Set task:
Pictures stay out of your copy, but everything else in the records below must be repeated exactly.

Saved entries:
+-------+
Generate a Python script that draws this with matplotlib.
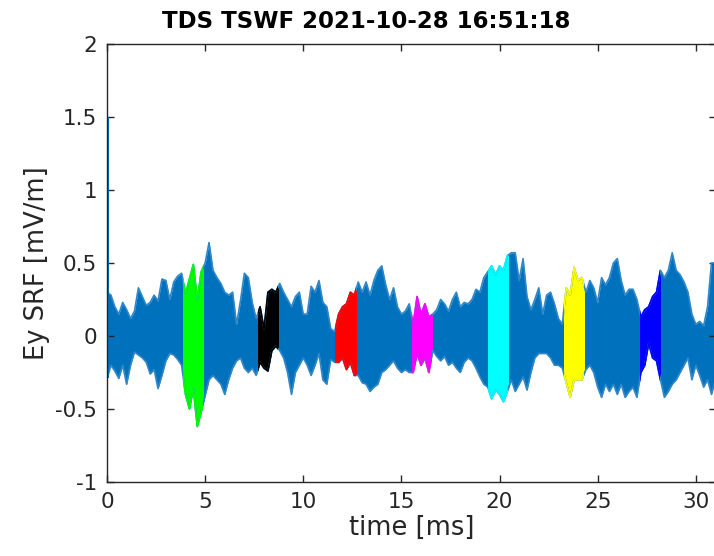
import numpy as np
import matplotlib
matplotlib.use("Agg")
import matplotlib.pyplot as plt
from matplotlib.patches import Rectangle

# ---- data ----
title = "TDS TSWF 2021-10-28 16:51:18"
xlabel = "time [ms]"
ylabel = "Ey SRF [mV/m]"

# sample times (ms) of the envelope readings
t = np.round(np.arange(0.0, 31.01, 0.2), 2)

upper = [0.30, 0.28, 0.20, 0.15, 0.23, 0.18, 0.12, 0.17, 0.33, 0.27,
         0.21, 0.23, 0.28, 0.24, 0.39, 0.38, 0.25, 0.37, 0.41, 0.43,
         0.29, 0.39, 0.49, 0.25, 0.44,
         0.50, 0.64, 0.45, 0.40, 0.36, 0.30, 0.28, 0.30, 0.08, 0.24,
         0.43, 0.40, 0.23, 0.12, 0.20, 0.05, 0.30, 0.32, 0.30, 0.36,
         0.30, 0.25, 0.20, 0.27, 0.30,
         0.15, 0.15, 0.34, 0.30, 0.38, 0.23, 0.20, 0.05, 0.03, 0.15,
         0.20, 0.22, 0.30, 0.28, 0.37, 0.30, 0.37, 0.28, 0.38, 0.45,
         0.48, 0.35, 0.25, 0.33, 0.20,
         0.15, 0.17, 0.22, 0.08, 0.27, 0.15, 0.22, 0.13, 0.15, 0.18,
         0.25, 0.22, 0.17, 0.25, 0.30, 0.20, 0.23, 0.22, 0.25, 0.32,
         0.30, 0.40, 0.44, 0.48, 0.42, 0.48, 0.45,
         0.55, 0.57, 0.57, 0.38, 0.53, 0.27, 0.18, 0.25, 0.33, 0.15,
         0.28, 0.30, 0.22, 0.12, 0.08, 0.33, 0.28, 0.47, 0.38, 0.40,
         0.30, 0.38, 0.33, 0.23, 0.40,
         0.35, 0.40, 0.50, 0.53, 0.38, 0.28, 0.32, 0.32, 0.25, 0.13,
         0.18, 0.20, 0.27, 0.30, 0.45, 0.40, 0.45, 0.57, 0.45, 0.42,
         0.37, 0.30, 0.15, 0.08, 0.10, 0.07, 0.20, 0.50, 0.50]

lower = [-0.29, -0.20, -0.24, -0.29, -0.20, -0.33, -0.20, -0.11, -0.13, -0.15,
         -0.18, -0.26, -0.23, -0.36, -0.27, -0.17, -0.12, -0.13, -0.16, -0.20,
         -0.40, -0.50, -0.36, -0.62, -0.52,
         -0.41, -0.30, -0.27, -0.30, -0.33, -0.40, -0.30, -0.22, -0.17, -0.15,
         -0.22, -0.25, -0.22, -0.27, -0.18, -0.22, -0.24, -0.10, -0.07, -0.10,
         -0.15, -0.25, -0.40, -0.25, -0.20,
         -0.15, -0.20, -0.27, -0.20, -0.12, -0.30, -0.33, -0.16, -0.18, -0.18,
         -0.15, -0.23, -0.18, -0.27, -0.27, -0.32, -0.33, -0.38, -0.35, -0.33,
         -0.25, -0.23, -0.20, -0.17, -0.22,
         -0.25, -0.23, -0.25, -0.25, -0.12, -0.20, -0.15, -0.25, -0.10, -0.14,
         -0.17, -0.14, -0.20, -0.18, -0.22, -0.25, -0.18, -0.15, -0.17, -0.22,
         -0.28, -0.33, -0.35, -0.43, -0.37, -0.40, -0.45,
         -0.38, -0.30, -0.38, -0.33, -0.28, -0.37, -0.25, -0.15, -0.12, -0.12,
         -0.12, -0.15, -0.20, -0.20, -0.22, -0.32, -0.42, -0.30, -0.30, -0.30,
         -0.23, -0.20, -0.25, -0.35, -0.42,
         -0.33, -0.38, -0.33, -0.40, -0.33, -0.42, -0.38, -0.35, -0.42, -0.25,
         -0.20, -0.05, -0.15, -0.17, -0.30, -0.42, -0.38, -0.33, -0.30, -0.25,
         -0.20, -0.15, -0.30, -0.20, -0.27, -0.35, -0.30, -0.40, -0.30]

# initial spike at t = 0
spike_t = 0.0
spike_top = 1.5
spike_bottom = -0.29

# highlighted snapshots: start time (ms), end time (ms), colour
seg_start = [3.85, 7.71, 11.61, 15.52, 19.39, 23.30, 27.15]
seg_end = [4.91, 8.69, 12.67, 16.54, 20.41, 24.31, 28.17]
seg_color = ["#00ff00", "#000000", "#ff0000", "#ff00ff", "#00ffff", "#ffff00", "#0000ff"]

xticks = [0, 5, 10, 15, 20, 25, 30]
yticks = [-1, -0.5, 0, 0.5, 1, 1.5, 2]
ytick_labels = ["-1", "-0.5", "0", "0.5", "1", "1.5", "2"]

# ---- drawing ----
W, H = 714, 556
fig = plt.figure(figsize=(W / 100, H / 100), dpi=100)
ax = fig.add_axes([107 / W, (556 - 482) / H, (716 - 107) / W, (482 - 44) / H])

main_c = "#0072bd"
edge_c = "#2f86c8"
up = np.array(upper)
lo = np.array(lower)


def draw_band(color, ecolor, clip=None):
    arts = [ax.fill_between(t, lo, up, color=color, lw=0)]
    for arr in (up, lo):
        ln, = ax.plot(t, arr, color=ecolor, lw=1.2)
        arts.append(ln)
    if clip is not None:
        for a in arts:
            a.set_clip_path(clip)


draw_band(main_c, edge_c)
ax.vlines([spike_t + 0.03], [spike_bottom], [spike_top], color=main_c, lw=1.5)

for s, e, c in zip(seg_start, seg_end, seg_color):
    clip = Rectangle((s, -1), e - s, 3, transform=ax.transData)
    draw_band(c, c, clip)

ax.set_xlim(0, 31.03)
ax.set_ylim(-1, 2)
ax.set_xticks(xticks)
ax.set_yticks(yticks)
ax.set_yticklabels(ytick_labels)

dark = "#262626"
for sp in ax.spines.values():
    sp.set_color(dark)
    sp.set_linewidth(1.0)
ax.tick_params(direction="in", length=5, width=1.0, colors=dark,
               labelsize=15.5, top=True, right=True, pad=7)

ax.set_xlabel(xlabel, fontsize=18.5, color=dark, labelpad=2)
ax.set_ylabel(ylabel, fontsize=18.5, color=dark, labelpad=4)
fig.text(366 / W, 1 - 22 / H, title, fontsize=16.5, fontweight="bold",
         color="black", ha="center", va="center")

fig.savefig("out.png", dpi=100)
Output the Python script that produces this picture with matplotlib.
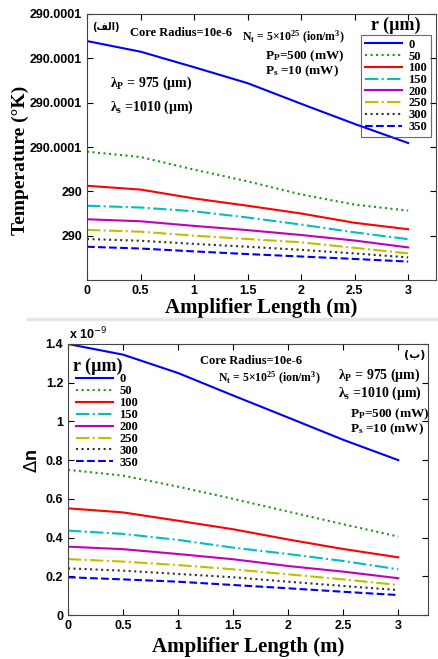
+-------+
Full response:
Generate a Python script that draws this with matplotlib.
import numpy as np
import matplotlib
matplotlib.use("Agg")
import matplotlib.pyplot as plt
from matplotlib.patches import Rectangle

# ---- data ----
title = "TDS TSWF 2021-10-28 16:51:18"
xlabel = "time [ms]"
ylabel = "Ey SRF [mV/m]"

# sample times (ms) of the envelope readings
t = np.round(np.arange(0.0, 31.01, 0.2), 2)

upper = [0.30, 0.28, 0.20, 0.15, 0.23, 0.18, 0.12, 0.17, 0.33, 0.27,
         0.21, 0.23, 0.28, 0.24, 0.39, 0.38, 0.25, 0.37, 0.41, 0.43,
         0.29, 0.39, 0.49, 0.25, 0.44,
         0.50, 0.64, 0.45, 0.40, 0.36, 0.30, 0.28, 0.30, 0.08, 0.24,
         0.43, 0.40, 0.23, 0.12, 0.20, 0.05, 0.30, 0.32, 0.30, 0.36,
         0.30, 0.25, 0.20, 0.27, 0.30,
         0.15, 0.15, 0.34, 0.30, 0.38, 0.23, 0.20, 0.05, 0.03, 0.15,
         0.20, 0.22, 0.30, 0.28, 0.37, 0.30, 0.37, 0.28, 0.38, 0.45,
         0.48, 0.35, 0.25, 0.33, 0.20,
         0.15, 0.17, 0.22, 0.08, 0.27, 0.15, 0.22, 0.13, 0.15, 0.18,
         0.25, 0.22, 0.17, 0.25, 0.30, 0.20, 0.23, 0.22, 0.25, 0.32,
         0.30, 0.40, 0.44, 0.48, 0.42, 0.48, 0.45,
         0.55, 0.57, 0.57, 0.38, 0.53, 0.27, 0.18, 0.25, 0.33, 0.15,
         0.28, 0.30, 0.22, 0.12, 0.08, 0.33, 0.28, 0.47, 0.38, 0.40,
         0.30, 0.38, 0.33, 0.23, 0.40,
         0.35, 0.40, 0.50, 0.53, 0.38, 0.28, 0.32, 0.32, 0.25, 0.13,
         0.18, 0.20, 0.27, 0.30, 0.45, 0.40, 0.45, 0.57, 0.45, 0.42,
         0.37, 0.30, 0.15, 0.08, 0.10, 0.07, 0.20, 0.50, 0.50]

lower = [-0.29, -0.20, -0.24, -0.29, -0.20, -0.33, -0.20, -0.11, -0.13, -0.15,
         -0.18, -0.26, -0.23, -0.36, -0.27, -0.17, -0.12, -0.13, -0.16, -0.20,
         -0.40, -0.50, -0.36, -0.62, -0.52,
         -0.41, -0.30, -0.27, -0.30, -0.33, -0.40, -0.30, -0.22, -0.17, -0.15,
         -0.22, -0.25, -0.22, -0.27, -0.18, -0.22, -0.24, -0.10, -0.07, -0.10,
         -0.15, -0.25, -0.40, -0.25, -0.20,
         -0.15, -0.20, -0.27, -0.20, -0.12, -0.30, -0.33, -0.16, -0.18, -0.18,
         -0.15, -0.23, -0.18, -0.27, -0.27, -0.32, -0.33, -0.38, -0.35, -0.33,
         -0.25, -0.23, -0.20, -0.17, -0.22,
         -0.25, -0.23, -0.25, -0.25, -0.12, -0.20, -0.15, -0.25, -0.10, -0.14,
         -0.17, -0.14, -0.20, -0.18, -0.22, -0.25, -0.18, -0.15, -0.17, -0.22,
         -0.28, -0.33, -0.35, -0.43, -0.37, -0.40, -0.45,
         -0.38, -0.30, -0.38, -0.33, -0.28, -0.37, -0.25, -0.15, -0.12, -0.12,
         -0.12, -0.15, -0.20, -0.20, -0.22, -0.32, -0.42, -0.30, -0.30, -0.30,
         -0.23, -0.20, -0.25, -0.35, -0.42,
         -0.33, -0.38, -0.33, -0.40, -0.33, -0.42, -0.38, -0.35, -0.42, -0.25,
         -0.20, -0.05, -0.15, -0.17, -0.30, -0.42, -0.38, -0.33, -0.30, -0.25,
         -0.20, -0.15, -0.30, -0.20, -0.27, -0.35, -0.30, -0.40, -0.30]

# initial spike at t = 0
spike_t = 0.0
spike_top = 1.5
spike_bottom = -0.29

# highlighted snapshots: start time (ms), end time (ms), colour
seg_start = [3.85, 7.71, 11.61, 15.52, 19.39, 23.30, 27.15]
seg_end = [4.91, 8.69, 12.67, 16.54, 20.41, 24.31, 28.17]
seg_color = ["#00ff00", "#000000", "#ff0000", "#ff00ff", "#00ffff", "#ffff00", "#0000ff"]

xticks = [0, 5, 10, 15, 20, 25, 30]
yticks = [-1, -0.5, 0, 0.5, 1, 1.5, 2]
ytick_labels = ["-1", "-0.5", "0", "0.5", "1", "1.5", "2"]

# ---- drawing ----
W, H = 714, 556
fig = plt.figure(figsize=(W / 100, H / 100), dpi=100)
ax = fig.add_axes([107 / W, (556 - 482) / H, (716 - 107) / W, (482 - 44) / H])

main_c = "#0072bd"
edge_c = "#2f86c8"
up = np.array(upper)
lo = np.array(lower)


def draw_band(color, ecolor, clip=None):
    arts = [ax.fill_between(t, lo, up, color=color, lw=0)]
    for arr in (up, lo):
        ln, = ax.plot(t, arr, color=ecolor, lw=1.2)
        arts.append(ln)
    if clip is not None:
        for a in arts:
            a.set_clip_path(clip)


draw_band(main_c, edge_c)
ax.vlines([spike_t + 0.03], [spike_bottom], [spike_top], color=main_c, lw=1.5)

for s, e, c in zip(seg_start, seg_end, seg_color):
    clip = Rectangle((s, -1), e - s, 3, transform=ax.transData)
    draw_band(c, c, clip)

ax.set_xlim(0, 31.03)
ax.set_ylim(-1, 2)
ax.set_xticks(xticks)
ax.set_yticks(yticks)
ax.set_yticklabels(ytick_labels)

dark = "#262626"
for sp in ax.spines.values():
    sp.set_color(dark)
    sp.set_linewidth(1.0)
ax.tick_params(direction="in", length=5, width=1.0, colors=dark,
               labelsize=15.5, top=True, right=True, pad=7)

ax.set_xlabel(xlabel, fontsize=18.5, color=dark, labelpad=2)
ax.set_ylabel(ylabel, fontsize=18.5, color=dark, labelpad=4)
fig.text(366 / W, 1 - 22 / H, title, fontsize=16.5, fontweight="bold",
         color="black", ha="center", va="center")

fig.savefig("out.png", dpi=100)
Output the Python script that produces this picture with matplotlib.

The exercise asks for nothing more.